La parte ricostruita, da ponente a levante, è costituita dal nucleo centrale del castelletto con le bifore che guardano verso ovest e dalla torre meridionale che accoglie al livello piú alto un gradevole belvedere. Il nucleo con loggetta abbellisce il lato sud mentre quello di levante verso la chiesa è il prospetto piú domestico, in cui è piú evidente il cambio di destinazione da uso difensivo a dimora castellana. Negli Anni Trenta del Novecento, infatti, i Bonati Savorgnan avevano compiuto una serie di trasformazioni per rendere il castelletto edificio residenziale «ed è questa la “versione” della fabbrica che è stata riproposta nella ricostruzione attuale - spiega l’archietto Avon –, in quanto immediatamente precedente agli eventi sismici. Nella parte oggetto di integrazione si sono realizzate le medesime murature strutturali in pietra che caratterizzano la preesistenza, cercando cosídi valorizzare l’ ambientazione del manufatto inserito nel dolce paesaggio collinare circostante».

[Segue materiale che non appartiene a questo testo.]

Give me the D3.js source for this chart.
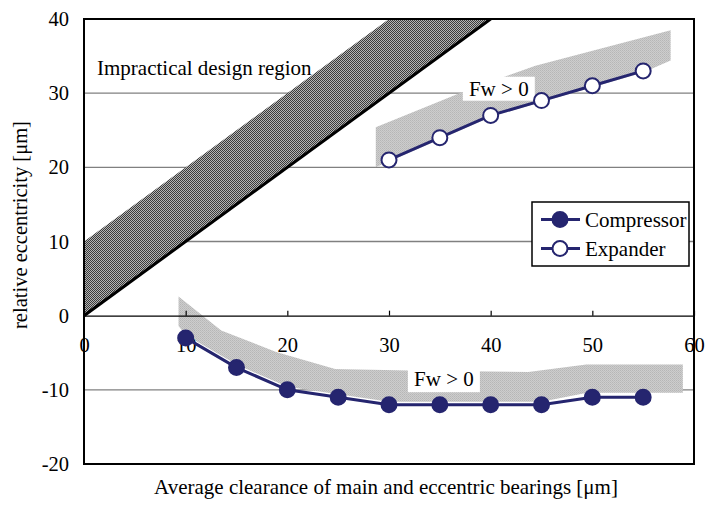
<!DOCTYPE html>
<html>
<head>
<meta charset="utf-8">
<script src="https://cdn.jsdelivr.net/npm/d3@7/dist/d3.min.js"></script>
<style>
  html, body { margin: 0; padding: 0; background: #fff; }
  svg { display: block; }
  text { font-family: "Liberation Serif", "Times New Roman", serif; fill: #000; }
</style>
</head>
<body>
<svg id="chart" width="706" height="510"></svg>
<script>
// Axis ticks
const xTicks = [0, 10, 20, 30, 40, 50, 60];
const yTicks = [-20, -10, 0, 10, 20, 30, 40];

// Measured series
const compressorX = [10, 15, 20, 25, 30, 35, 40, 45, 50, 55];
const compressorY = [-3, -7, -10, -11, -12, -12, -12, -12, -11, -11];
const expanderX = [30, 35, 40, 45, 50, 55];
const expanderY = [21, 24, 27, 29, 31, 33];

// Limit line e = c and the impractical band above it
const limitLine = [[0, 0], [40, 40]];
const impracticalRegion = [[0, 0], [40, 40], [30, 40], [0, 10]];

// Shaded "Fw > 0" zones (outline points, clockwise)
const expanderZone = [
  [28.7, 20.0], [28.7, 25.4], [37.3, 30.2], [44.4, 33.7], [57.7, 38.5],
  [57.7, 34.4], [55, 32.8], [50, 30.8], [45, 28.8], [40, 26.8], [35, 23.8], [30, 20.8]
];
const compressorZone = [
  [9.3, 2.6], [13.5, -2.0], [18.9, -4.9], [24.7, -7.2], [31.9, -7.4], [43.7, -7.6],
  [49.4, -6.6], [58.9, -6.6], [58.9, -10.4], [49.5, -10.4], [45, -11.6], [30, -11.6],
  [25, -10.6], [20, -9.6], [15, -6.6], [10, -2.6], [9.3, -1.4]
];

const SERIF = "Liberation Serif, Times New Roman, serif";
const svg = d3.select("#chart");
const x = d3.scaleLinear().domain([0, 60]).range([84, 694]);
const y = d3.scaleLinear().domain([-20, 40]).range([464, 19]);
const fmt = d => String(d);

const navy = "#25256f";
const defs = svg.append("defs");

// fine dark checker hatch for the impractical region
const hatch = defs.append("pattern").attr("id", "hatch")
  .attr("patternUnits", "userSpaceOnUse").attr("width", 2).attr("height", 2);
hatch.append("rect").attr("width", 2).attr("height", 2).attr("fill", "#b4b4b4");
[[0, 0], [1, 1]].forEach(([px, py]) =>
  hatch.append("rect").attr("x", px).attr("y", py).attr("width", 1).attr("height", 1)
    .attr("fill", "#3a3a3a").attr("shape-rendering", "crispEdges"));

// light dotted grey for the Fw > 0 zones
const dots = defs.append("pattern").attr("id", "dots")
  .attr("patternUnits", "userSpaceOnUse").attr("width", 2).attr("height", 2);
dots.append("rect").attr("width", 2).attr("height", 2).attr("fill", "#cdcdcd");
dots.append("rect").attr("width", 1).attr("height", 1).attr("fill", "#b6b6b6");
dots.append("rect").attr("x", 1).attr("y", 1).attr("width", 1).attr("height", 1).attr("fill", "#bebebe");

defs.append("clipPath").attr("id", "plotClip").append("rect")
  .attr("x", x(0)).attr("y", y(40)).attr("width", x(60) - x(0)).attr("height", y(-20) - y(40));

// gridlines
svg.append("g").selectAll("line").data(yTicks.filter(v => v > -20 && v < 40 && v !== 0))
  .join("line")
  .attr("x1", x(0)).attr("x2", x(60))
  .attr("y1", d => y(d)).attr("y2", d => y(d))
  .attr("stroke", "#808080").attr("stroke-width", 1.4);

const plot = svg.append("g").attr("clip-path", "url(#plotClip)");
const poly = d3.line().x(d => x(d[0])).y(d => y(d[1]));

plot.append("path").attr("d", poly(expanderZone) + "Z").attr("fill", "url(#dots)");
plot.append("path").attr("d", poly(compressorZone) + "Z").attr("fill", "url(#dots)");
plot.append("path").attr("d", poly(impracticalRegion) + "Z").attr("fill", "url(#hatch)");
plot.append("path").attr("d", poly(limitLine))
  .attr("stroke", "#000").attr("stroke-width", 3).attr("fill", "none");

// x axis through zero, ticks pointing up, labels below
const xAxisG = svg.append("g").attr("transform", `translate(0,${y(0)})`)
  .call(d3.axisBottom(x).tickValues(xTicks).tickSize(0).tickPadding(0).tickFormat(fmt));
xAxisG.attr("font-family", SERIF);
xAxisG.select(".domain").attr("stroke", "#000").attr("stroke-width", 1.4);
xAxisG.selectAll(".tick text").attr("font-size", 20.5).attr("font-family", SERIF)
  .attr("dy", "1.55em").attr("y", 5);
xAxisG.selectAll(".tick").append("line").attr("y1", 0).attr("y2", -5)
  .attr("stroke", "#000").attr("stroke-width", 1.2);

// y axis labels
const yAxisG = svg.append("g").attr("transform", `translate(${x(0)},0)`)
  .call(d3.axisLeft(y).tickValues(yTicks).tickSize(0).tickPadding(15).tickFormat(fmt));
yAxisG.attr("font-family", SERIF);
yAxisG.select(".domain").remove();
yAxisG.selectAll(".tick text").attr("font-size", 20.5).attr("font-family", SERIF);

// "Fw > 0" notes with white backing
function note(cx, cy, w, h, label) {
  const g = svg.append("g");
  g.append("rect").attr("x", x(cx) - w / 2).attr("y", y(cy) - h / 2)
    .attr("width", w).attr("height", h).attr("fill", "#fff");
  g.append("text").attr("x", x(cx)).attr("y", y(cy) + 7).attr("font-family", SERIF)
    .attr("text-anchor", "middle").attr("font-size", 21).text(label);
}
note(40.8, 30.6, 72, 24, "Fw > 0");
note(35.4, -8.5, 72, 27, "Fw > 0");

svg.append("text").attr("x", 97).attr("y", 75).attr("font-size", 21).attr("font-family", SERIF)
  .text("Impractical design region");

// series
const seriesLine = d3.line().x(d => x(d[0])).y(d => y(d[1]));
const comp = compressorX.map((v, i) => [v, compressorY[i]]);
const exp = expanderX.map((v, i) => [v, expanderY[i]]);

svg.append("path").attr("d", seriesLine(comp)).attr("fill", "none")
  .attr("stroke", navy).attr("stroke-width", 3);
svg.append("g").selectAll("circle").data(comp).join("circle")
  .attr("cx", d => x(d[0])).attr("cy", d => y(d[1])).attr("r", 7.5)
  .attr("fill", navy).attr("stroke", navy).attr("stroke-width", 2);

svg.append("path").attr("d", seriesLine(exp)).attr("fill", "none")
  .attr("stroke", navy).attr("stroke-width", 3);
svg.append("g").selectAll("circle").data(exp).join("circle")
  .attr("cx", d => x(d[0])).attr("cy", d => y(d[1])).attr("r", 7.5)
  .attr("fill", "#fff").attr("stroke", navy).attr("stroke-width", 2);

// plot frame
svg.append("rect").attr("x", x(0)).attr("y", y(40))
  .attr("width", x(60) - x(0)).attr("height", y(-20) - y(40))
  .attr("fill", "none").attr("stroke", "#000").attr("stroke-width", 2);

// legend
const legend = svg.append("g").attr("transform", "translate(532,202)");
legend.append("rect").attr("width", 157).attr("height", 64)
  .attr("fill", "#fff").attr("stroke", "#000").attr("stroke-width", 1.5);
[{ name: "Compressor", fill: navy, dy: 17.5 }, { name: "Expander", fill: "#fff", dy: 46.5 }]
  .forEach(s => {
    legend.append("line").attr("x1", 9).attr("x2", 48).attr("y1", s.dy).attr("y2", s.dy)
      .attr("stroke", navy).attr("stroke-width", 3);
    legend.append("circle").attr("cx", 28).attr("cy", s.dy).attr("r", 7.5)
      .attr("fill", s.fill).attr("stroke", navy).attr("stroke-width", 2);
    legend.append("text").attr("x", 53).attr("y", s.dy + 7).attr("font-size", 21)
      .attr("font-family", SERIF).text(s.name);
  });

// axis titles
svg.append("text").attr("x", 386).attr("y", 494).attr("text-anchor", "middle")
  .attr("font-size", 21).attr("font-family", SERIF)
  .text("Average clearance of main and eccentric bearings [μm]");
svg.append("text").attr("transform", "translate(27,225) rotate(-90)")
  .attr("text-anchor", "middle").attr("font-size", 20.5).attr("font-family", SERIF)
  .text("relative eccentricity [μm]");
</script>
</body>
</html>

Le destinazioni interne sono state scelte dall’Amministrazione per fornire il castelletto di un luogo di ristoro (è nella parte piú antica) e di locali a uso espositivo e, nel resto della fabbrica, per accogliere al meglio l’esposizione dei reperti archeologici. Questi sono stati rinvenuti negli anni nelle campagne di scavo condotte dall’archeologo Luca Villa.

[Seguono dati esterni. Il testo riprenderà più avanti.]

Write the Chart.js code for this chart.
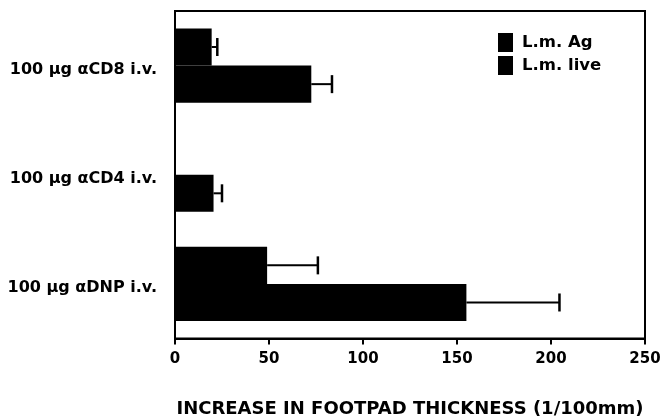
<!DOCTYPE html>
<html>
<head>
<meta charset="utf-8">
<script src="https://cdn.jsdelivr.net/npm/chart.js@4"></script>
<style>
  html, body { margin: 0; padding: 0; background: #fff; }
  canvas { display: block; }
</style>
</head>
<body>
<canvas id="c" width="663" height="418"></canvas>
<script>
const categories = ['100 \u03bcg \u03b1CD8 i.v.', '100 \u03bcg \u03b1CD4 i.v.', '100 \u03bcg \u03b1DNP i.v.'];
const seriesNames = ['L.m. Ag', 'L.m. live'];
const agValues = [19.5, 0, 49];
const agErrors = [3, 0, 27];
const liveValues = [72.5, 20.5, 155];
const liveErrors = [11, 4.5, 49.5];
const xMin = 0, xMax = 250, xStep = 50;
const axisTitle = 'INCREASE IN FOOTPAD THICKNESS (1/100mm)';

const errors = [agErrors, liveErrors];
const FONT = "'DejaVu Sans', sans-serif";

const errorBars = {
  id: 'errorBars',
  afterDatasetsDraw(chart) {
    const ctx = chart.ctx;
    const xs = chart.scales.x;
    ctx.save();
    ctx.strokeStyle = '#000';
    chart.data.datasets.forEach((ds, i) => {
      const meta = chart.getDatasetMeta(i);
      meta.data.forEach((bar, j) => {
        const e = errors[i][j];
        if (!e) return;
        const v = ds.data[j];
        const x0 = xs.getPixelForValue(v);
        const x1 = xs.getPixelForValue(v + e);
        const y = bar.y;
        ctx.lineWidth = 2;
        ctx.beginPath();
        ctx.moveTo(x0, y);
        ctx.lineTo(x1, y);
        ctx.stroke();
        ctx.lineWidth = 2.5;
        ctx.beginPath();
        ctx.moveTo(x1, y - 9);
        ctx.lineTo(x1, y + 9);
        ctx.stroke();
      });
    });
    ctx.restore();
  }
};

const frame = {
  id: 'frame',
  afterDatasetsDraw(chart) {
    const a = chart.chartArea;
    const ctx = chart.ctx;
    ctx.save();
    ctx.strokeStyle = '#000';
    ctx.lineWidth = 2;
    ctx.strokeRect(a.left, a.top, a.right - a.left, a.bottom - a.top);
    ctx.restore();
  }
};

const boxLegend = {
  id: 'boxLegend',
  afterDraw(chart) {
    const a = chart.chartArea;
    const ctx = chart.ctx;
    ctx.save();
    ctx.font = 'bold 16.5px ' + FONT;
    ctx.textBaseline = 'middle';
    ctx.textAlign = 'left';
    chart.data.datasets.forEach((ds, i) => {
      const y = a.top + 22 + i * 23;
      ctx.fillStyle = ds.backgroundColor;
      ctx.fillRect(a.right - 147, y, 15, 19);
      ctx.fillStyle = '#000';
      ctx.fillText(ds.label, a.right - 123, y + 10);
    });
    ctx.restore();
  }
};

new Chart(document.getElementById('c'), {
  type: 'bar',
  data: {
    labels: categories,
    datasets: [
      { label: seriesNames[0], data: agValues, backgroundColor: '#000', borderWidth: 0 },
      { label: seriesNames[1], data: liveValues, backgroundColor: '#000', borderWidth: 0 }
    ]
  },
  options: {
    indexAxis: 'y',
    responsive: false,
    animation: false,
    categoryPercentage: 0.68,
    barPercentage: 1.0,
    layout: { padding: { top: 11, right: 18, left: 0, bottom: 0 } },
    plugins: {
      legend: { display: false },
      tooltip: { enabled: false }
    },
    scales: {
      y: {
        grid: { display: false, drawTicks: false },
        border: { display: true, color: '#000', width: 2 },
        ticks: { color: '#000', padding: 18, labelOffset: 4, font: { family: FONT, size: 16, weight: 'bold' } },
        afterFit(s) { s.width = 175; s.paddingTop = 0; s.paddingBottom = 0; s.paddingLeft = 0; s.paddingRight = 0; }
      },
      x: {
        min: xMin, max: xMax,
        grid: { display: true, drawOnChartArea: false, drawTicks: true, tickLength: 6, color: '#000', lineWidth: 2 },
        border: { display: true, color: '#000', width: 2 },
        ticks: { stepSize: xStep, color: '#000', padding: 6, maxRotation: 0, font: { family: FONT, size: 15, weight: 'bold' } },
        title: { display: true, text: axisTitle, color: '#000', padding: { top: 26, bottom: -2 }, font: { family: FONT, size: 18, weight: 'bold' } },
        afterFit(s) { s.height = 79.5; s.paddingTop = 0; s.paddingBottom = 0; s.paddingLeft = 0; s.paddingRight = 0; }
      }
    }
  },
  plugins: [errorBars, frame, boxLegend]
});
</script>
</body>
</html>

Il castelletto restaurato accoglie al suo interno una serie di dotazioni multimediali sviluppate seguendo alcuni suggerimenti forniti dal dottor Roberto Siagri, anch’egli arteniese. Le attrezzature sono concepite in modo di fornire un supporto didattico ai visitatori. Cosí che, osserva l’architetto Giulio Avon «moderno e antico si coniugano in questa realizzazione molto attesa dalla comunità».